At Well+Good, we’re always looking for genius hacks to make healthy living a cinch. From the kitchen to your beauty bag, we’re bringing you easy fixes to the most common quandaries every week so that you have a few extra minutes to enjoy your smoothie or savasana.
Burrito bowls, risotto, sushi… These foods are delicious, yes, but they also have a (healthy) secret—they can all be made with a sneaky serving of vegetables, thanks to cauliflower rice. If you’ve never heard of the genius vegetable hack, you’re in for a treat.
“Cauliflower ‘rice’ is simply raw cauliflower that’s broken into tiny rice-sized pieces,” explains cauli-rice expert and food blogger Jeanine Donofrio of Love & Lemons. “It’s a great substitute for white rice in many dishes, [and] is a wonderfully healthy alternative.”

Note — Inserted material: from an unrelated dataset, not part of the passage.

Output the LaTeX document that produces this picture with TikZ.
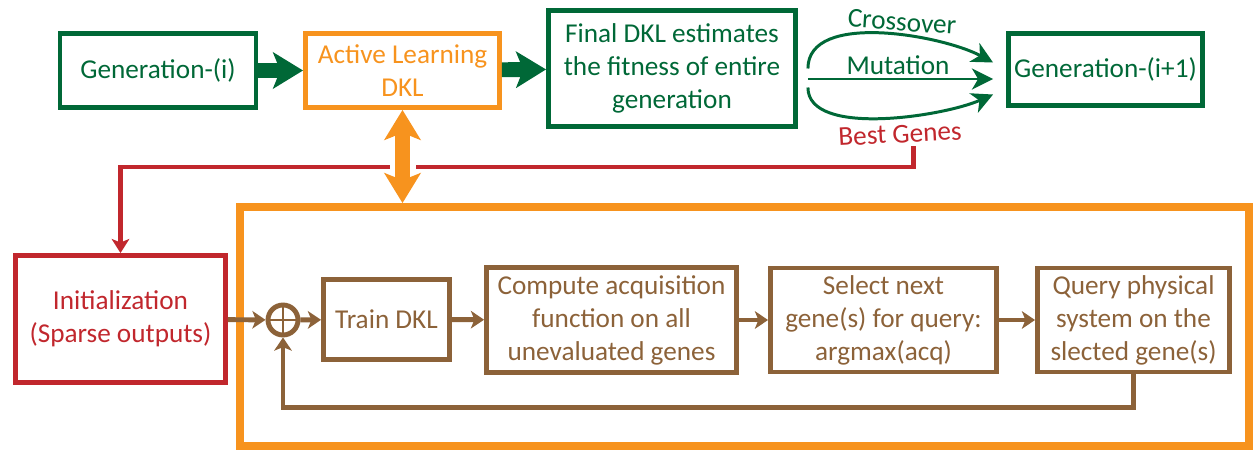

Just how wonderful? The cruciferous veg is anti-inflammatory, supports brain and digestive health via vitamins (including C, K, and B6), antioxidants, and offers up plenty of protein (11 grams per head!).
And while a vegetable swap is always a plus, the versatility of cauliflower rice is what makes it a real winner. Some of Donofrio’s go-to’s are burrito bowls and stuffed peppers, for starters. Another favorite? Turning cauliflower rice into a veggie-tastic pizza crust. If you’re short on time, just mix your cauli-rice with some chopped tomatoes, cucumbers, parsley, and a squeeze of lemon and you’ve got a no-cook, gluten-free tabbouleh.
Drooling yet? Donofrio reveals her surefire (and super-easy!) method for making life-changing cauliflower rice.
Love & Lemons’ three-step cauliflower rice recipe
1. Wash the cauliflower head thoroughly, and then make sure it’s fully dry before continuing to the next step.
2. After you remove stems and greens, cut off cauliflower florets. They don’t need to be chopped—just small enough that they can fit in a food processor.
3. Place florets in your food processor and pulse until it has the texture of rice. Work in batches if necessary, and don’t over-process or it will get mushy. (And no, that’s not a good thing.)
If you’re using cauliflower rice to make a crust or bread replacement, it’s ready to go—use it per recipe instructions. If you’re using it as a rice replacement, sauté your riced cauliflower in a large skillet with a bit of olive oil just until warmed, about 5 minutes. Donofrio likes to season hers with a little bit of salt, pepper and a squeeze of lime. (It helps remove any bitterness.)